**Goal**
Write out the material exactly. Do not include the pictures.

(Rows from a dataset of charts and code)
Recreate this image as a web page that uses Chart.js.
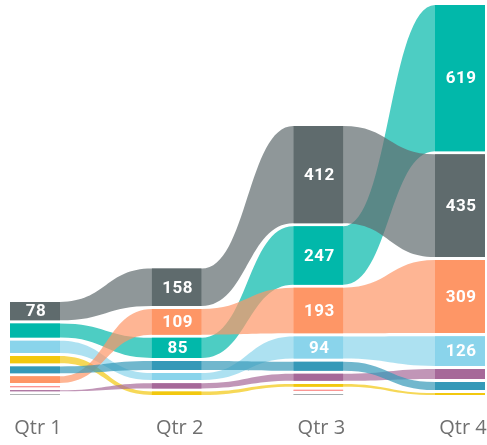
<!DOCTYPE html>
<html>
<head>
<meta charset="utf-8">
<script src="https://cdn.jsdelivr.net/npm/chart.js@4.4.1/dist/chart.umd.min.js"></script>
<style>
    html, body { margin: 0; padding: 0; background: #fff; }
    #wrap { width: 487px; height: 445px; position: relative; }
</style>
</head>
<body>
<div id="wrap"><canvas id="myChart"></canvas></div>
<script>
var quarters = ['Qtr 1', 'Qtr 2', 'Qtr 3', 'Qtr 4'];

// one array per series, null = no value in that quarter
var tealValues = [60, 85, 247, 619];
var darkValues = [3, null, 4, null];
var redValues = [5, null, 5, null];
var yellowValues = [31, 15, 12, 8];
var grayValues = [78, 158, 412, 435];
var lightBlueValues = [52, 30, 94, 126];
var orangeValues = [28, 109, 193, 309];
var purpleValues = [4, 22, 30, 42];
var blueValues = [29, 38, 38, 34];

// drawing order: later series are painted over earlier ones
var series = [tealValues, darkValues, redValues, yellowValues, grayValues,
    lightBlueValues, orangeValues, purpleValues, blueValues];
var seriesColors = ['1,184,170', '165,171,173', '250,150,148', '242,200,15', '95,107,109',
    '138,212,235', '254,150,102', '166,105,153', '53,153,184'];

var GAP = 13;      // white space between stacked ribbons (value units)
var HW = 0.1764;   // half width of a column (x units)

// rank the series in each quarter, biggest on top
var stacks = quarters.map(function (q, i) {
    var idx = [];
    series.forEach(function (vals, k) {
        if (vals[i] != null) idx.push(k);
    });
    idx.sort(function (a, b) { return series[a][i] - series[b][i]; });
    var y = 0;
    var pos = {};
    idx.forEach(function (k, n) {
        if (n > 0) y += GAP;
        pos[k] = [y, y + series[k][i]];
        y += series[k][i];
    });
    return { pos: pos, total: y };
});
var maxTotal = Math.max.apply(null, stacks.map(function (s) { return s.total; }));

var datasets = [];
var lineBase = {
    pointRadius: 0,
    borderWidth: 0,
    borderColor: 'rgba(0,0,0,0)',
    spanGaps: false
};

// ribbons
series.forEach(function (vals, k) {
    var top = [], bottom = [];
    quarters.forEach(function (q, i) {
        var p = stacks[i].pos[k];
        if (!p) {
            top.push({ x: i, y: null });
            bottom.push({ x: i, y: null });
            return;
        }
        top.push({ x: i - HW, y: p[1] }, { x: i + HW, y: p[1] });
        bottom.push({ x: i - HW, y: p[0] }, { x: i + HW, y: p[0] });
    });
    var order = series.length - k + 1;
    datasets.push(Object.assign({}, lineBase, {
        data: top, fill: false, order: order, cubicInterpolationMode: 'monotone'
    }));
    datasets.push(Object.assign({}, lineBase, {
        data: bottom, fill: '-1', order: order, cubicInterpolationMode: 'monotone',
        backgroundColor: 'rgba(' + seriesColors[k] + ',0.7)'
    }));
});

// solid columns
series.forEach(function (vals, k) {
    var top = [], bottom = [];
    quarters.forEach(function (q, i) {
        var p = stacks[i].pos[k];
        if (p) {
            top.push({ x: i - HW, y: p[1] }, { x: i + HW, y: p[1] });
            bottom.push({ x: i - HW, y: p[0] }, { x: i + HW, y: p[0] });
        }
        top.push({ x: i + 0.5, y: null });
        bottom.push({ x: i + 0.5, y: null });
    });
    datasets.push(Object.assign({}, lineBase, { data: top, fill: false, order: 0 }));
    datasets.push(Object.assign({}, lineBase, {
        data: bottom, fill: '-1', order: 0,
        backgroundColor: 'rgb(' + seriesColors[k] + ')'
    }));
});

// ribbon bends: bezier handles half way between the columns
var ribbonCurves = {
    id: 'ribbonCurves',
    beforeDatasetsDraw: function (chart) {
        chart.getSortedVisibleDatasetMetas().forEach(function (meta) {
            var line = meta.dataset;
            if (!line || line.options.cubicInterpolationMode !== 'monotone') return;
            line.updateControlPoints(chart.chartArea, 'x');
            var pts = line.points;
            for (var i = 1; i < pts.length; i++) {
                var a = pts[i - 1], b = pts[i];
                if (a.skip || b.skip) continue;
                var mx = (a.x + b.x) / 2;
                a.cp2x = mx; a.cp2y = a.y;
                b.cp1x = mx; b.cp1y = b.y;
            }
        });
    }
};

var valueLabels = {
    id: 'valueLabels',
    afterDatasetsDraw: function (chart) {
        var ctx = chart.ctx;
        var xs = chart.scales.x;
        var ys = chart.scales.y;
        ctx.save();
        ctx.font = 'bold 17px Roboto';
        ctx.letterSpacing = '0.5px';
        ctx.fillStyle = '#fff';
        ctx.textAlign = 'center';
        ctx.textBaseline = 'middle';
        series.forEach(function (vals, k) {
            quarters.forEach(function (q, i) {
                var p = stacks[i].pos[k];
                if (!p) return;
                var y1 = ys.getPixelForValue(p[1]);
                var y0 = ys.getPixelForValue(p[0]);
                if (y0 - y1 < 16) return;
                ctx.fillText(String(vals[i]), xs.getPixelForValue(i) + 1, (y0 + y1) / 2 + 1);
            });
        });
        ctx.restore();
    }
};

new Chart(document.getElementById('myChart'), {
    type: 'line',
    data: { datasets: datasets },
    plugins: [ribbonCurves, valueLabels],
    options: {
        responsive: true,
        maintainAspectRatio: false,
        animation: false,
        events: [],
        layout: { padding: { top: 5, left: 10, right: 2, bottom: 0 } },
        plugins: {
            legend: { display: false },
            tooltip: { enabled: false }
        },
        scales: {
            x: {
                type: 'linear',
                min: -HW,
                max: 3 + HW,
                afterBuildTicks: function (scale) {
                    scale.ticks = quarters.map(function (q, i) { return { value: i }; });
                },
                afterFit: function (scale) { scale.height = 50; },
                grid: {
                    display: true,
                    drawOnChartArea: false,
                    drawTicks: true,
                    tickLength: 19,
                    tickColor: 'rgba(0,0,0,0)',
                    color: 'rgba(0,0,0,0)'
                },
                border: { display: false },
                ticks: {
                    padding: 2,
                    labelOffset: 3,
                    maxRotation: 0,
                    autoSkip: false,
                    color: '#707070',
                    font: { family: 'Open Sans', size: 20 },
                    callback: function (value) { return quarters[value]; }
                }
            },
            y: {
                display: false,
                min: 0,
                max: maxTotal
            }
        }
    }
});
</script>
</body>
</html>
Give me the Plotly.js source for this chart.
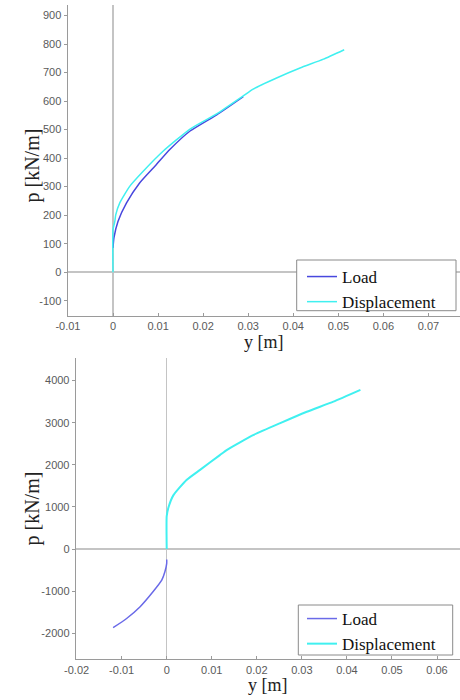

**Solution**
Recreate this image as a web page that uses Chart.js.
<!DOCTYPE html>
<html>
<head>
<meta charset="utf-8">
<script src="https://cdn.jsdelivr.net/npm/chart.js@4.4.1/dist/chart.umd.min.js"></script>
<style>
    html, body { margin: 0; padding: 0; background: #fff; }
    #wrap { width: 487px; height: 445px; position: relative; }
</style>
</head>
<body>
<div id="wrap"><canvas id="myChart"></canvas></div>
<script>
var quarters = ['Qtr 1', 'Qtr 2', 'Qtr 3', 'Qtr 4'];

// one array per series, null = no value in that quarter
var tealValues = [60, 85, 247, 619];
var darkValues = [3, null, 4, null];
var redValues = [5, null, 5, null];
var yellowValues = [31, 15, 12, 8];
var grayValues = [78, 158, 412, 435];
var lightBlueValues = [52, 30, 94, 126];
var orangeValues = [28, 109, 193, 309];
var purpleValues = [4, 22, 30, 42];
var blueValues = [29, 38, 38, 34];

// drawing order: later series are painted over earlier ones
var series = [tealValues, darkValues, redValues, yellowValues, grayValues,
    lightBlueValues, orangeValues, purpleValues, blueValues];
var seriesColors = ['1,184,170', '165,171,173', '250,150,148', '242,200,15', '95,107,109',
    '138,212,235', '254,150,102', '166,105,153', '53,153,184'];

var GAP = 13;      // white space between stacked ribbons (value units)
var HW = 0.1764;   // half width of a column (x units)

// rank the series in each quarter, biggest on top
var stacks = quarters.map(function (q, i) {
    var idx = [];
    series.forEach(function (vals, k) {
        if (vals[i] != null) idx.push(k);
    });
    idx.sort(function (a, b) { return series[a][i] - series[b][i]; });
    var y = 0;
    var pos = {};
    idx.forEach(function (k, n) {
        if (n > 0) y += GAP;
        pos[k] = [y, y + series[k][i]];
        y += series[k][i];
    });
    return { pos: pos, total: y };
});
var maxTotal = Math.max.apply(null, stacks.map(function (s) { return s.total; }));

var datasets = [];
var lineBase = {
    pointRadius: 0,
    borderWidth: 0,
    borderColor: 'rgba(0,0,0,0)',
    spanGaps: false
};

// ribbons
series.forEach(function (vals, k) {
    var top = [], bottom = [];
    quarters.forEach(function (q, i) {
        var p = stacks[i].pos[k];
        if (!p) {
            top.push({ x: i, y: null });
            bottom.push({ x: i, y: null });
            return;
        }
        top.push({ x: i - HW, y: p[1] }, { x: i + HW, y: p[1] });
        bottom.push({ x: i - HW, y: p[0] }, { x: i + HW, y: p[0] });
    });
    var order = series.length - k + 1;
    datasets.push(Object.assign({}, lineBase, {
        data: top, fill: false, order: order, cubicInterpolationMode: 'monotone'
    }));
    datasets.push(Object.assign({}, lineBase, {
        data: bottom, fill: '-1', order: order, cubicInterpolationMode: 'monotone',
        backgroundColor: 'rgba(' + seriesColors[k] + ',0.7)'
    }));
});

// solid columns
series.forEach(function (vals, k) {
    var top = [], bottom = [];
    quarters.forEach(function (q, i) {
        var p = stacks[i].pos[k];
        if (p) {
            top.push({ x: i - HW, y: p[1] }, { x: i + HW, y: p[1] });
            bottom.push({ x: i - HW, y: p[0] }, { x: i + HW, y: p[0] });
        }
        top.push({ x: i + 0.5, y: null });
        bottom.push({ x: i + 0.5, y: null });
    });
    datasets.push(Object.assign({}, lineBase, { data: top, fill: false, order: 0 }));
    datasets.push(Object.assign({}, lineBase, {
        data: bottom, fill: '-1', order: 0,
        backgroundColor: 'rgb(' + seriesColors[k] + ')'
    }));
});

// ribbon bends: bezier handles half way between the columns
var ribbonCurves = {
    id: 'ribbonCurves',
    beforeDatasetsDraw: function (chart) {
        chart.getSortedVisibleDatasetMetas().forEach(function (meta) {
            var line = meta.dataset;
            if (!line || line.options.cubicInterpolationMode !== 'monotone') return;
            line.updateControlPoints(chart.chartArea, 'x');
            var pts = line.points;
            for (var i = 1; i < pts.length; i++) {
                var a = pts[i - 1], b = pts[i];
                if (a.skip || b.skip) continue;
                var mx = (a.x + b.x) / 2;
                a.cp2x = mx; a.cp2y = a.y;
                b.cp1x = mx; b.cp1y = b.y;
            }
        });
    }
};

var valueLabels = {
    id: 'valueLabels',
    afterDatasetsDraw: function (chart) {
        var ctx = chart.ctx;
        var xs = chart.scales.x;
        var ys = chart.scales.y;
        ctx.save();
        ctx.font = 'bold 17px Roboto';
        ctx.letterSpacing = '0.5px';
        ctx.fillStyle = '#fff';
        ctx.textAlign = 'center';
        ctx.textBaseline = 'middle';
        series.forEach(function (vals, k) {
            quarters.forEach(function (q, i) {
                var p = stacks[i].pos[k];
                if (!p) return;
                var y1 = ys.getPixelForValue(p[1]);
                var y0 = ys.getPixelForValue(p[0]);
                if (y0 - y1 < 16) return;
                ctx.fillText(String(vals[i]), xs.getPixelForValue(i) + 1, (y0 + y1) / 2 + 1);
            });
        });
        ctx.restore();
    }
};

new Chart(document.getElementById('myChart'), {
    type: 'line',
    data: { datasets: datasets },
    plugins: [ribbonCurves, valueLabels],
    options: {
        responsive: true,
        maintainAspectRatio: false,
        animation: false,
        events: [],
        layout: { padding: { top: 5, left: 10, right: 2, bottom: 0 } },
        plugins: {
            legend: { display: false },
            tooltip: { enabled: false }
        },
        scales: {
            x: {
                type: 'linear',
                min: -HW,
                max: 3 + HW,
                afterBuildTicks: function (scale) {
                    scale.ticks = quarters.map(function (q, i) { return { value: i }; });
                },
                afterFit: function (scale) { scale.height = 50; },
                grid: {
                    display: true,
                    drawOnChartArea: false,
                    drawTicks: true,
                    tickLength: 19,
                    tickColor: 'rgba(0,0,0,0)',
                    color: 'rgba(0,0,0,0)'
                },
                border: { display: false },
                ticks: {
                    padding: 2,
                    labelOffset: 3,
                    maxRotation: 0,
                    autoSkip: false,
                    color: '#707070',
                    font: { family: 'Open Sans', size: 20 },
                    callback: function (value) { return quarters[value]; }
                }
            },
            y: {
                display: false,
                min: 0,
                max: maxTotal
            }
        }
    }
});
</script>
</body>
</html>
Give me the Plotly.js source for this chart.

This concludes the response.